Analyste: Jérémie
Bigorie
JORDI SAVALL CONFÈRE UN SURCROÎT D’UNIVERSALITÉ À
CETTE MUSIQUE, LÀ OÙ D'AUTRES
LA CIRCONSCRIVENT DAVANTAGE AU SÉRAIL VERSAILLAIS.
Aux grands moments qui cadencent la liturgie mariale (Canticum in honorem
Beate Virginis Mariae inter homines et angelos, Pour la conception de la
Vierge, Nativité de la Vierge, Salve Regina, Pour la fête de l’Épiphanie,
Magnificat, Stabat Mater pour les religieuses et Litanies), auxquels
Jordi Savall consacra un enregistrement pionnier en 1989 repris ici, sont
ajoutés dans ce « livre‑disques » la Missa Assumpta est Maria et
Nuit donnés à la Chapelle Royale de Versailles en 2004 ‑ la Capella de
Catalunya se substituant à la crème des chanteurs baroques du moment (la
regrettée Montserrat Figueras, Gérard Lesne, mais aussi la soprano Maria
Christina Kiehr ou le ténor John Elwes) ‑, ainsi que le Concert pour
quatre parties de violes enregistré en 2013 (avec Philippe Pierlot au
haute‑contre de viole).
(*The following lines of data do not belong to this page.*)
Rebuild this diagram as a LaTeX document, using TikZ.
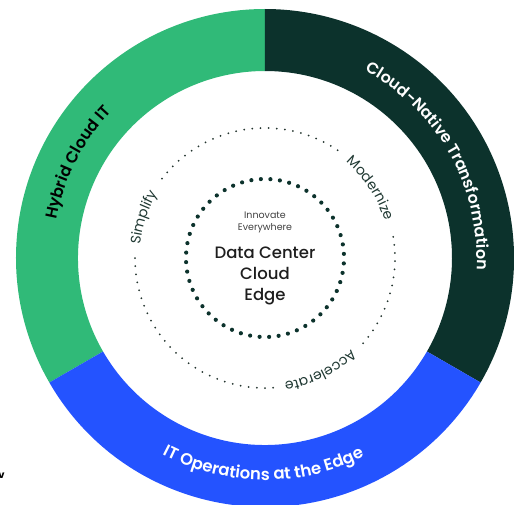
\documentclass[tikz,border=0pt]{standalone}
\usepackage{fontspec}
\setmainfont{Poppins}
\IfFontExistsTF{Poppins SemiBold}{\newfontfamily\popsemi{Poppins SemiBold}}{\newcommand\popsemi{\bfseries}}
\IfFontExistsTF{Poppins Medium}{\newfontfamily\popmed{Poppins Medium}}{\newcommand\popmed{\bfseries}}
\usetikzlibrary{decorations.text}
\definecolor{jungle}{HTML}{30BA78}
\definecolor{pine}{HTML}{0C322C}
\definecolor{waterhole}{HTML}{2453FF}
\definecolor{inktext}{HTML}{1E1E1E}
\definecolor{labelink}{HTML}{1F3832}
\definecolor{dotgray}{HTML}{24352F}
\begin{document}
\begin{tikzpicture}[x=1pt,y=1pt,
  ringtext/.style={decorate, decoration={text along path, text align=center, text color=#1}},
  bigdot/.style={fill=pine},
  smalldot/.style={fill=dotgray}]
\useasboundingbox (-265,-246) rectangle (249,258);
\clip (-265,-246) rectangle (249,258);
% ring sectors
\fill[jungle] (90:249) arc[start angle=90,end angle=210,radius=249] -- (210:187) arc[start angle=210,end angle=90,radius=187] -- cycle;
\fill[pine] (-30:249) arc[start angle=-30,end angle=90,radius=249] -- (90:187) arc[start angle=90,end angle=-30,radius=187] -- cycle;
\fill[waterhole] (210:249) arc[start angle=210,end angle=330,radius=249] -- (330:187) arc[start angle=330,end angle=210,radius=187] -- cycle;
% ring labels
\path[ringtext=black, decoration={text={|\popsemi\fontsize{16}{18}\selectfont|Hybrid Cloud IT}}]
  (198:212) arc[start angle=198,end angle=108,radius=212];
\path[ringtext=white, decoration={text={|\popsemi\fontsize{16}{18}\selectfont|Cloud-Native Transformation}}]
  (89.4:212) arc[start angle=89.4,end angle=-30.6,radius=212];
\path[ringtext=white, decoration={text={|\popsemi\fontsize{16.5}{19}\selectfont|IT Operations at the Edge}}]
  (209.5:222) arc[start angle=209.5,end angle=329.5,radius=222];
% outer dotted circle
\foreach \a in {56,59.6,...,143} \fill[smalldot] (\a:130) circle (1);
\foreach \a in {180,183.6,...,274} \fill[smalldot] (\a:130) circle (1);
\foreach \a in {319,322.6,...,371.5} \fill[smalldot] (\a:130) circle (1);
% small labels
\path[ringtext=labelink, decoration={text={|\fontsize{14}{16}\selectfont|Simplify}}]
  (201.5:125.5) arc[start angle=201.5,end angle=121.5,radius=125.5];
\path[ringtext=labelink, decoration={text={|\fontsize{14}{16}\selectfont|Modernize}}]
  (73.5:125.5) arc[start angle=73.5,end angle=-6.5,radius=125.5];
\path[ringtext=labelink, decoration={text={|\fontsize{14}{16}\selectfont|Accelerate}}]
  (-23.8:125.5) arc[start angle=-23.8,end angle=-103.8,radius=125.5];
% inner dotted circle
\foreach \i in {0,...,51} \fill[bigdot] ({\i*6.923+3}:79) circle (2.1);
% center texts
\node[font=\fontsize{9.5}{12}\selectfont, text=inktext!85, align=center] (innov) at (0,36) {Innovate\\Everywhere};
\node[font=\popmed\fontsize{16.5}{21}\selectfont, text=inktext, align=center] (dce) at (0,-18) {Data Center\\Cloud\\Edge};
% stray fragment at lower left
\node[font=\bfseries\fontsize{10}{12}\selectfont, text=black] (stray) at (-263.5,-218) {v};
\end{tikzpicture}
\end{document}
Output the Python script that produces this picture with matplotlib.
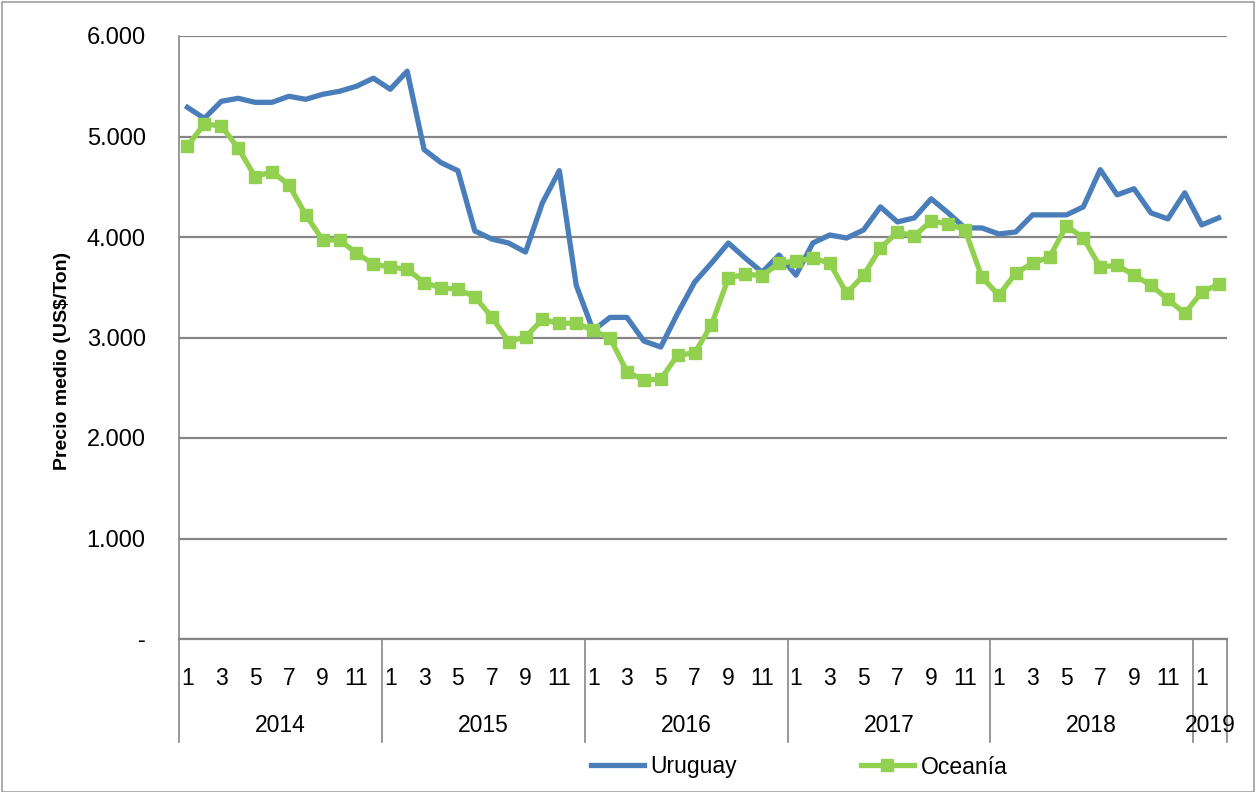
import numpy as np
import matplotlib
matplotlib.use("Agg")
import matplotlib.pyplot as plt
from matplotlib.transforms import blended_transform_factory
from matplotlib.patches import Rectangle
from matplotlib.lines import Line2D

plt.rcParams['font.family'] = ['Liberation Sans', 'DejaVu Sans']

years = [2014, 2015, 2016, 2017, 2018, 2019]
months_per_year = [12, 12, 12, 12, 12, 2]

uruguay = [5290, 5180, 5350, 5380, 5340, 5340, 5400, 5370, 5420, 5450, 5500, 5580,
           5470, 5650, 4870, 4740, 4660, 4060, 3980, 3940, 3850, 4340, 4660, 3520,
           3070, 3200, 3200, 2965, 2905, 3240, 3550, 3740, 3940, 3790, 3650, 3820,
           3620, 3940, 4020, 3990, 4070, 4300, 4150, 4190, 4380, 4240, 4090, 4090,
           4030, 4050, 4220, 4220, 4220, 4300, 4670, 4420, 4480, 4240, 4180, 4440,
           4120, 4190]
oceania = [4905, 5125, 5105, 4885, 4600, 4650, 4520, 4220, 3970, 3970, 3840, 3730,
           3700, 3680, 3545, 3495, 3480, 3405, 3205, 2960, 3005, 3180, 3140, 3145,
           3070, 2995, 2660, 2575, 2585, 2825, 2845, 3125, 3590, 3630, 3615, 3740,
           3760, 3790, 3740, 3440, 3620, 3890, 4050, 4010, 4160, 4130, 4070, 3600,
           3420, 3640, 3740, 3800, 4110, 3990, 3700, 3720, 3620, 3520, 3380, 3240,
           3450, 3530]

yticks = [0, 1000, 2000, 3000, 4000, 5000, 6000]
ytick_labels = ['-', '1.000', '2.000', '3.000', '4.000', '5.000', '6.000']

W, H = 1256, 792
fig = plt.figure(figsize=(W / 100, H / 100), dpi=100)
ax = fig.add_axes([179 / W, 1 - 639 / H, (1227 - 179) / W, (639 - 36) / H])

month_nums = []
for n in months_per_year:
    month_nums.extend(range(1, n + 1))
x = np.arange(len(month_nums))

blue = '#4A7EBB'
green = '#92D050'
grid_c = '#868686'

ax.plot(x, uruguay, color=blue, lw=3.8, solid_joinstyle='round', zorder=3)
ax.plot(x, oceania, color=green, lw=3.8, marker='s', markersize=8.5, zorder=4)

ax.set_xlim(-0.5, len(x) - 0.5)
ax.set_ylim(0, 6000)
ax.set_yticks(yticks)
ax.set_yticklabels(ytick_labels, fontsize=17)
ax.yaxis.grid(True, color=grid_c, lw=1.6)
ax.set_axisbelow(True)
ax.tick_params(axis='y', length=0, pad=24)

odd_idx = [i for i, m in enumerate(month_nums) if m % 2 == 1]
ax.set_xticks(odd_idx)
ax.set_xticklabels([str(month_nums[i]) for i in odd_idx], fontsize=16.5)
ax.tick_params(axis='x', length=0, pad=20)

for s in ['top', 'right']:
    ax.spines[s].set_visible(False)
ax.spines['left'].set_color(grid_c)
ax.spines['bottom'].set_color(grid_c)
ax.spines['left'].set_linewidth(1.2)
ax.spines['bottom'].set_linewidth(1.6)

ax.set_ylabel('Precio medio (US$/Ton)', fontsize=14, fontweight='bold')
ax.yaxis.set_label_coords((71 - 179) / (1227 - 179), (639 - 361) / (639 - 36))

trans = blended_transform_factory(ax.transData, ax.transAxes)
y_sep_bottom = -(742 - 639) / (639 - 36)
y_year = -(725 - 639) / (639 - 36)
start = 0
bounds = [-0.5]
for yr, n in zip(years, months_per_year):
    bounds.append(start + n - 0.5)
    ax.text(start + (n - 1) / 2, y_year, str(yr), transform=trans, ha='center',
            va='center', fontsize=16.5)
    start += n
for b in bounds:
    ax.add_line(Line2D([b, b], [0, y_sep_bottom], transform=trans, color=grid_c,
                       lw=1.2, clip_on=False))

leg = fig.legend(handles=[Line2D([], [], color=blue, lw=3.8),
                          Line2D([], [], color=green, lw=3.8, marker='s', markersize=8.5)],
                 labels=['Uruguay', 'Oceanía'], loc='center',
                 bbox_to_anchor=(799 / W, 1 - 767 / H),
                 ncol=2, frameon=False, fontsize=16.5, handlelength=2.3,
                 handletextpad=0.3, columnspacing=5.4)

fig.patches.append(Rectangle((2 / W, 0), 1 - 4 / W, 1 - 2 / H, transform=fig.transFigure,
                             fill=False, edgecolor='#A0A0A0', lw=1.2))

fig.savefig('out.png', dpi=100)
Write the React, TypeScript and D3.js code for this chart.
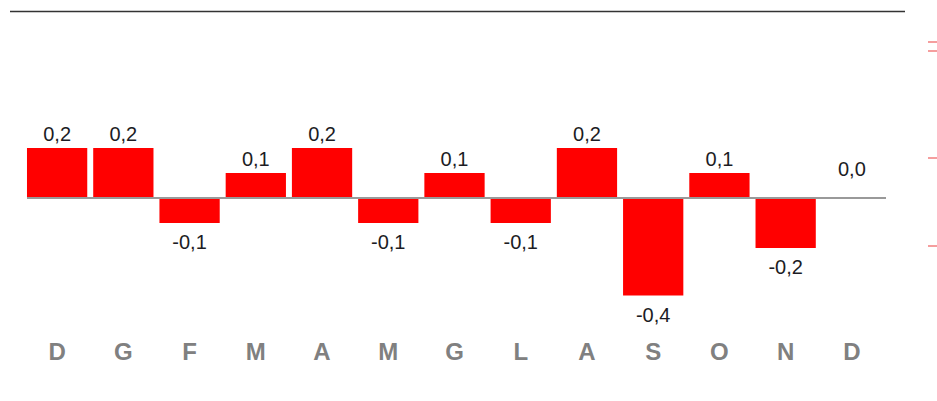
import { useEffect, useRef } from "react";
import * as d3 from "d3";

const months = ["D", "G", "F", "M", "A", "M", "G", "L", "A", "S", "O", "N", "D"];
const values = [0.2, 0.2, -0.1, 0.1, 0.2, -0.1, 0.1, -0.1, 0.2, -0.39, 0.1, -0.2, 0.0];
// little red tick marks cut off at the right edge
const sideMarks = [42, 51, 158, 246];

const fmt = (v: number) => d3.format(".1f")(v).replace(".", ",").replace("−", "-");

const App = () => {
  const ref = useRef<SVGSVGElement>(null);

  useEffect(() => {
    const width = 937, height = 401;
    const svg = d3.select(ref.current)
      .html("")
      .attr("width", width)
      .attr("height", height)
      .style("position", "absolute")
      .style("left", "0px")
      .style("top", "0px")
      .style("background", "#fff");

    const keys = months.map((m, i) => i + m);

    const x = d3.scaleBand<string>()
      .domain(keys)
      .range([24, 885])
      .paddingInner(0.09)
      .paddingOuter(0.045);

    const y = d3.scaleLinear()
      .domain([-0.4, 0.2])
      .range([298, 148]);

    // top rule
    svg.append("line")
      .attr("x1", 10).attr("x2", 905)
      .attr("y1", 11.5).attr("y2", 11.5)
      .attr("stroke", "#333")
      .attr("stroke-width", 1.5);

    svg.selectAll("line.side")
      .data(sideMarks)
      .enter()
      .append("line")
      .attr("class", "side")
      .attr("x1", 928).attr("x2", 937)
      .attr("y1", d => d).attr("y2", d => d)
      .attr("stroke", "#f06a6a")
      .attr("stroke-width", 1.3);

    svg.selectAll("rect")
      .data(values)
      .enter()
      .append("rect")
      .attr("x", (d, i) => x(keys[i])!)
      .attr("width", x.bandwidth())
      .attr("y", d => Math.min(y(d), y(0)))
      .attr("height", d => Math.abs(y(d) - y(0)))
      .attr("fill", "#ff0000");

    svg.append("line")
      .attr("x1", 27).attr("x2", 886)
      .attr("y1", y(0)).attr("y2", y(0))
      .attr("stroke", "#999")
      .attr("stroke-width", 2);

    svg.selectAll("text.val")
      .data(values)
      .enter()
      .append("text")
      .attr("class", "val")
      .attr("x", (d, i) => x(keys[i])! + x.bandwidth() / 2)
      .attr("y", d => d > 0 ? y(d) - 7 : d < 0 ? y(d) + 26 : y(0) - 22)
      .attr("text-anchor", "middle")
      .attr("font-family", "Liberation Sans, Arial, sans-serif")
      .attr("font-size", 20)
      .attr("fill", "#1c1c24")
      .text(d => fmt(d));

    svg.selectAll("text.month")
      .data(months)
      .enter()
      .append("text")
      .attr("class", "month")
      .attr("x", (d, i) => x(keys[i])! + x.bandwidth() / 2)
      .attr("y", 360)
      .attr("text-anchor", "middle")
      .attr("font-family", "Liberation Sans, Arial, sans-serif")
      .attr("font-weight", "bold")
      .attr("font-size", 24)
      .attr("fill", "#808080")
      .text(d => d);
  }, []);

  return <svg ref={ref}></svg>;
};

export default App;
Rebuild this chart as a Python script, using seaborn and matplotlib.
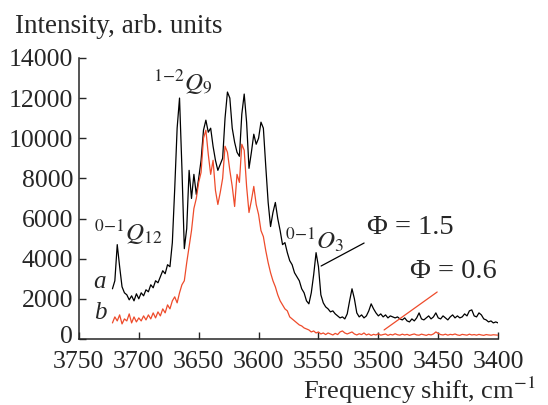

Voilà qui compose un hommage au Charpentier
religieux d'une grande cohérence en même temps que s’aiguise, au fil des
années, l'interprétation du Catalan. Une interprétation d'une profonde
intériorité et vivante à la fois, sachant trouver le climat idéal pour
chaque pièce, quitte à faire preuve d'une certaine sensualité dans ces
diverses évocations de la Vierge qui n’est pas sans rappeler l'univers
mystique de Saint Jean de la Croix. Malgré l’effectif modeste requis pour la
Missa Assumpta Est Maria conformément à la version retenue (celle
dite H. 11a du deuxième manuscrit), se fait jour un geste large et
enveloppant, renforcé par une acoustique onctueuse et une prononciation
classique du latin qui confère un surcroît d'universalité à cette musique de
là où d'autres, en s'attachant à restituer une prononciation à la française,
la circonscrivent davantage au sérail versaillais ; un Charpentier qui ne
plaira pas aux aristarques, donc, mais qui présente l'avantage appréciable
de parler au plus grand nombre. Le souci musicologique n'est pas écarté pour
autant: il n'est que de noter les ajouts bienvenus des parties « colla
parte » ainsi que des brèves Symphonies introductives au
Cantum et au Magnificat « en accord avec les pratiques usuelles de
l'époque » (Catherine Cessac). Une grâce incoercible se dégage des
rythmes inégalisés avec liberté par les chanteurs: on aime ces phrasés
veloutés qui ne scandent jamais à outrance, y compris dans le Credo
de la Messe destiné à la fête de l'Assomption, sans doute la plus
belle des onze. Le DVD, capté à la Chapelle Royale du Château de Versailles,
donne à voir cette chorégraphie que dessine la paume de la main du violiste
‑ déjà une invitation à la musique en soi. Le Concert pour quatre parties
de violes prolonge l'atmosphère de recueillement de la Messe dans
une optique opposée à la version de William Christie (Erato), laquelle
distribuait les mouvements parmi des airs profanes. Soulignera‑t‑on enfin la
beauté de l'objet ‑ celui‑là même qu'on a plaisir à thésauriser ‑ comprenant
une notice historique, la triple traduction des textes jointe à une superbe
iconographie ? Sans doute la meilleure introduction possible à l'oeuvre
sacrée du compositeur baroque français le plus joué.